Cette découverte est un gran choc pour Conroy: "Cette ile était le berceau d'une ignorance scandaleuse due au résultat de centaines d'années de négligence'... (p249)
D'une manière générale, l'enseignement donné aux noirs est "une tragédie et une parodie d'éducation".
Mais les dirigeants, au comble de l'hypocrisie, se donnent bonne conscience en installant une climatisation dans l'école alors que les vrais problèmes demeurent.
Le but étant bien sûr, par leur manque d'éducation, de les maintenir au plus bas de l'échelle sociale, une forme d'esclavage moderne.
"Si je laissais mes élèves partir sans avoir altéré substantiellement les conditions de leur existence, je savais qu'ils se feraient rapidement, irrémédiablement et désespérément dévorer par le ghetto de béton sans perspective d'une ville quelconque. J'entendais la voix blanche venant d'un inconscient collectif ancré au plus profond de moi me dire: " Ils ne connaissent rien de mieux. Ils sont heureux comme cela" (p151,152)
Dans ce récit, l'auteur décrit de façon très approfondie les mécanismes subtils et pernicieux du racisme.
Par exemple, de nombreux blancs n'ont en fait rien contre les noirs et en pratique les traitent plutôt bien, mais ils sont conditionnés à ne pas les aimer, à les traiter de "nègres" par tradition, par principe. A la fin des années 60 dans le Sud des Etats Unis, la haine des noirs est plus une tradition qu'une réalité basée sur des faits.
Il analyse aussi la culpabilité de certains blancs, comme ces deux étudiants venus d'une université de Californie pour aider à la construction des maisons de l'ile et qui se retrouvent à construire des lieux d'aisance pour les noirs pendant que ceux ci les regarde, assis en buvant de l'alcool à l'ombre.
Il découvre par ailleurs que sa collègue noire rêve d'être blanche et se complait à humilier les noirs... parce qu'ils sont noirs...
Les parents d'élèves eux même ne veulent pas d'un enseigna de couleur et affirment que seul un blanc peut être un bon enseignant, renforçant ainsi le mythe de la suprématie blanche...
C'est un constat tragique, mais qui n'est pas raconté de manière mélodramatique, au contraire, avec respect et humour.
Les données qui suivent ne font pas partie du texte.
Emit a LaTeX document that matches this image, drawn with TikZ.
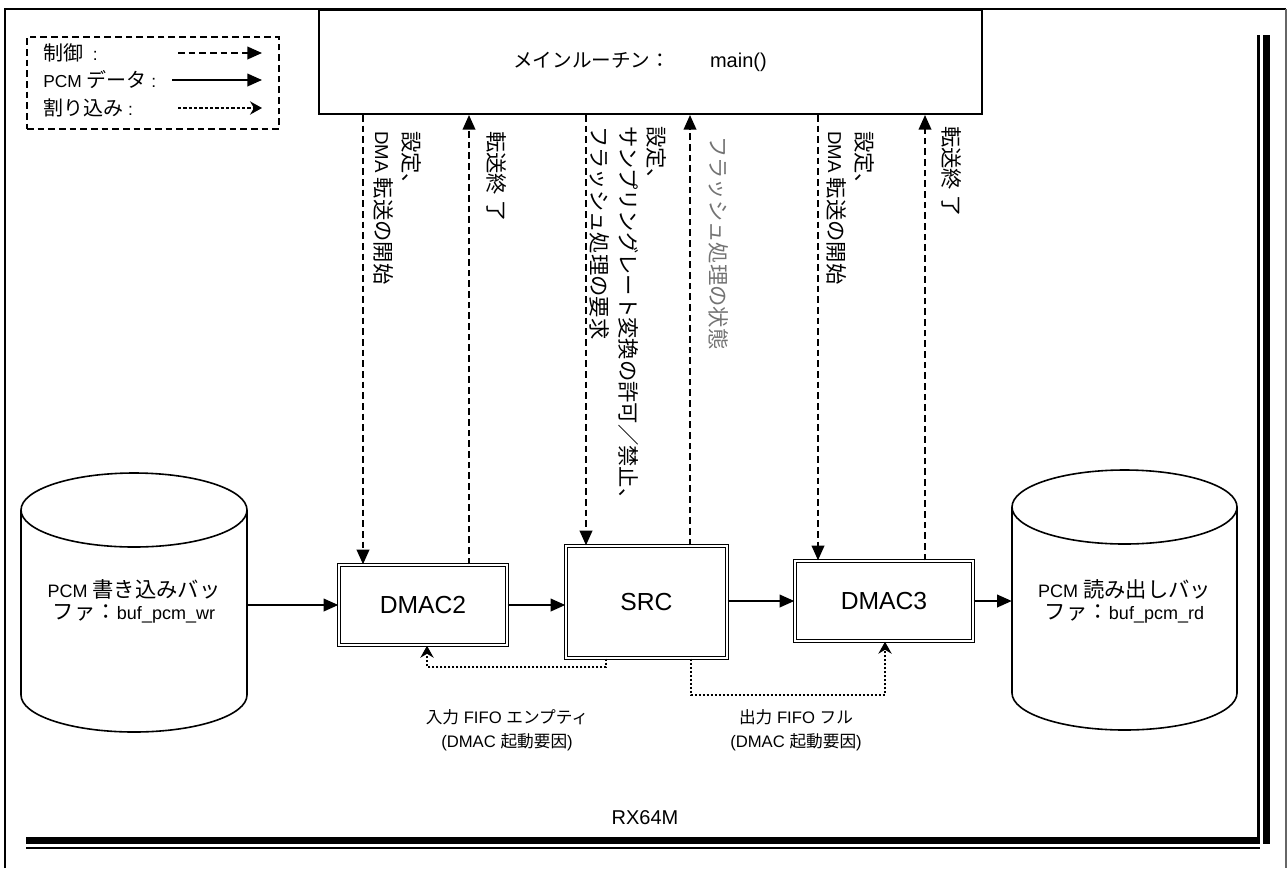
\documentclass[tikz,border=0pt]{standalone}
\usepackage{fontspec}
\setmainfont{Liberation Sans}
\newfontfamily\jp{Noto Sans CJK JP}
\newcommand\jtxt[2]{{\fontsize{#1}{#1}\selectfont\jp #2}}
\usetikzlibrary{arrows.meta}
\begin{document}
\begin{tikzpicture}[x=0.75pt,y=-0.75pt,
  ctrl/.style={line width=1.3pt, dash pattern=on 5pt off 3pt, -{Triangle[length=11pt,width=9.5pt]}},
  data/.style={line width=1.3pt, -{Triangle[length=11pt,width=9.5pt]}},
  intr/.style={line width=1.1pt, dash pattern=on 1.5pt off 1.5pt, -{Stealth[length=9pt,width=10pt,inset=3pt]}},
  dbox/.style={draw, double, line width=1.1pt, double distance=1.5pt, inner sep=0, fill=white, font=\fontsize{18.5}{20}\selectfont},
  vlab/.style={rotate=-90, anchor=north west, align=left, inner sep=0, font=\fontsize{14}{21.5}\selectfont},
  cyl/.style={line width=1.2pt},
  ctext/.style={inner sep=0, align=center, font=\fontsize{13.5}{16.5}\selectfont},
  ltext/.style={anchor=west, inner sep=0, font=\fontsize{13}{14}\selectfont},
  blab/.style={inner sep=0, align=center, font=\fontsize{12.5}{18}\selectfont}
]
\useasboundingbox (0,0) rectangle (1287,868);

% page frame
\draw[line width=1.5pt] (5,868) -- (5,9) -- (1286,9);
\draw[line width=1pt, black!60] (1286,9) -- (1286,868);

% RX64M frame (thick-thin)
\fill (26,836.5) rectangle (1260,844);
\draw[line width=1.8pt] (26,848) -- (1260,848);
\draw[line width=1.8pt] (1258.5,35) -- (1258.5,844);
\fill (1263,35) rectangle (1270,844);
\node[inner sep=0, font=\fontsize{15}{16}\selectfont] (rx) at (645,818) {RX64M};

% legend
\node[draw, line width=1.3pt, dash pattern=on 5pt off 3pt, minimum width=189pt, minimum height=69pt, inner sep=0] (leg) at (153,83) {};
\node[ltext] (lt1) at (43,53) {\jtxt{15}{制御}\ \ :};
\node[ltext] (lt2) at (43,80) {PCM \jtxt{15}{データ} :};
\node[ltext] (lt3) at (43,108) {\jtxt{15}{割り込み} :};
\coordinate (la1) at (178,53); \coordinate (lb1) at (262,53);
\coordinate (la2) at (172,80); \coordinate (lb2) at (262,80);
\coordinate (la3) at (178,108); \coordinate (lb3) at (262,108);
\draw[ctrl] (la1) -- (lb1);
\draw[data] (la2) -- (lb2);
\draw[intr, dash pattern=on 2.5pt off 1.5pt] (la3) -- (lb3);

% main routine box
\node[draw, line width=1.5pt, minimum width=497pt, minimum height=78pt, inner sep=0] (main) at (650.5,62) {};
\node[anchor=west, inner sep=0] (title) at (513,62) {\jtxt{14.7}{メインルーチン：}\hspace{30pt}{\fontsize{15}{16}\selectfont main()}};

% blocks
\node[dbox, minimum width=126pt, minimum height=60pt] (d2) at (423,605) {DMAC2};
\node[dbox, minimum width=120.75pt, minimum height=84pt] (src) at (646.5,602) {SRC};
\node[dbox, minimum width=133.5pt, minimum height=60pt] (d3) at (884,601) {DMAC3};

% cylinders
\draw[cyl, fill=white] (21,510) -- (21,695) arc[start angle=180, end angle=360, x radius=84.75pt, y radius=27.75pt] -- (247,510);
\draw[cyl] (134,510) ellipse [x radius=84.75pt, y radius=27.75pt];
\node[ctext, minimum width=169.5pt] (wr) at (134,601) {PCM \jtxt{16}{書き込みバッ}\\\jtxt{16}{ファ：}buf\_pcm\_wr};

\draw[cyl, fill=white] (1012,507) -- (1012,693) arc[start angle=180, end angle=360, x radius=84.375pt, y radius=27.75pt] -- (1237,507);
\draw[cyl] (1124.5,507) ellipse [x radius=84.375pt, y radius=27.75pt];
\node[ctext, minimum width=168.75pt] (rd) at (1124.5,601) {PCM \jtxt{16}{読み出しバッ}\\\jtxt{16}{ファ：}buf\_pcm\_rd};

% data flow
\draw[data] (wr.east |- d2.west) -- (d2.west);
\draw[data] (d2.east) -- (src.west |- d2.east);
\draw[data] (src.east |- d3.west) -- (d3.west);
\draw[data] (d3.east) -- (rd.west |- d3.east);

% control arrows
\coordinate (v1) at (363,0);
\coordinate (v2) at (469,0);
\coordinate (v3) at (586,0);
\coordinate (v4) at (690,0);
\coordinate (v5) at (818,0);
\coordinate (v6) at (925,0);
\draw[ctrl] (main.south -| v1) -- (d2.north -| v1);
\draw[ctrl] (d2.north -| v2) -- (main.south -| v2);
\draw[ctrl] (main.south -| v3) -- (src.north -| v3);
\draw[ctrl] (src.north -| v4) -- (main.south -| v4);
\draw[ctrl] (main.south -| v5) -- (d3.north -| v5);
\draw[ctrl] (d3.north -| v6) -- (main.south -| v6);

% vertical labels
\node[vlab] (l1) at (422,131) {\jtxt{16}{設定、}\\DMA \jtxt{16}{転送の開始}};
\node[vlab] (l2) at (507,131) {\jtxt{16}{転送終 了}};
\node[vlab] (l3) at (667,126) {\jtxt{16}{設定、}\\\jtxt{16}{サンプリングレート変換の許可／禁止、}\\\jtxt{16}{フラッシュ処理の要求}};
\node[vlab, text=black!55] (l4) at (729,136) {\jtxt{16}{フラッシュ処理の状態}};
\node[vlab] (l5) at (875,131) {\jtxt{16}{設定、}\\DMA \jtxt{16}{転送の開始}};
\node[vlab] (l6) at (962,126) {\jtxt{16}{転送終 了}};

% interrupt (DMAC trigger) connectors
\coordinate (k1) at (606,667); \coordinate (k1b) at (427,667);
\draw[intr] (src.south -| k1) -- (k1) -- (k1b) -- (d2.south -| k1b);
\coordinate (k2) at (691,695); \coordinate (k2b) at (885,695);
\draw[intr] (src.south -| k2) -- (k2) -- (k2b) -- (d3.south -| k2b);

\node[blab] (b1) at (507,730) {\jtxt{12.5}{入力} FIFO \jtxt{12.5}{エンプティ}\\(DMAC \jtxt{12.5}{起動要因})};
\node[blab] (b2) at (796,730) {\jtxt{12.5}{出力} FIFO \jtxt{12.5}{フル}\\(DMAC \jtxt{12.5}{起動要因})};
\end{tikzpicture}
\end{document}
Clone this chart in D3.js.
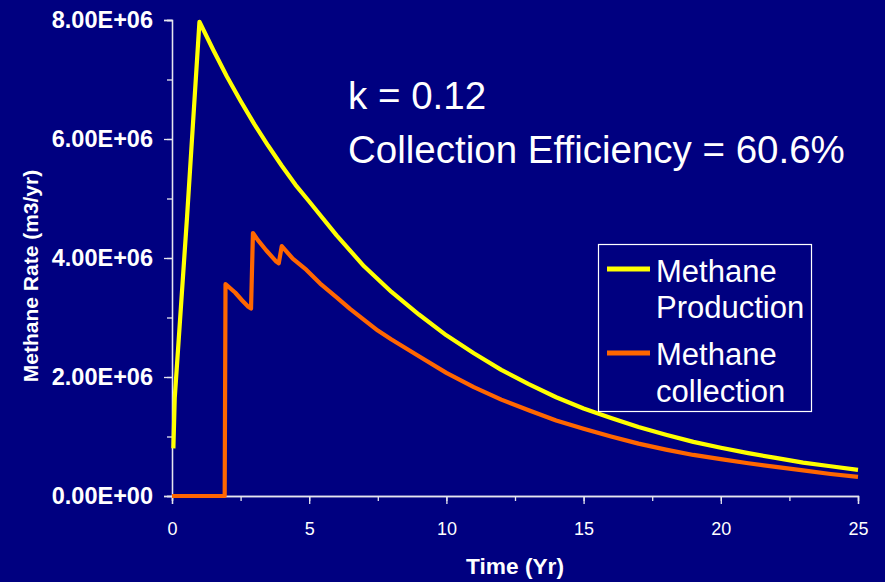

On rit beaucoup en lisant les réactions de élèves, mais Conroy nous les raconte sans ironie et avec une grande tendresse.
Pat Conroy, comme il le fera dans ses futurs romans, décrit magnifiquement les paysages marécageux et la nature luxuriante de la Caroline du Sud, si chère à son coeur.
La dernière partie est une peu longue, brouillonne, sans doute parce que le livre a été écrit un an après les faits et qu'un peu plus de recul aurait été souhaitable pour une meilleure structurations du récit.
Si vous vous intéressez aux problèmes du racisme et du statut des noirs à la fin des années 60 dans le sud des Etats Unis, si vous aimez
Pat Conroy, ou si, tout simplement, vous aimez la belle littérature, précipitez vous sur ce roman magnifique et attachant.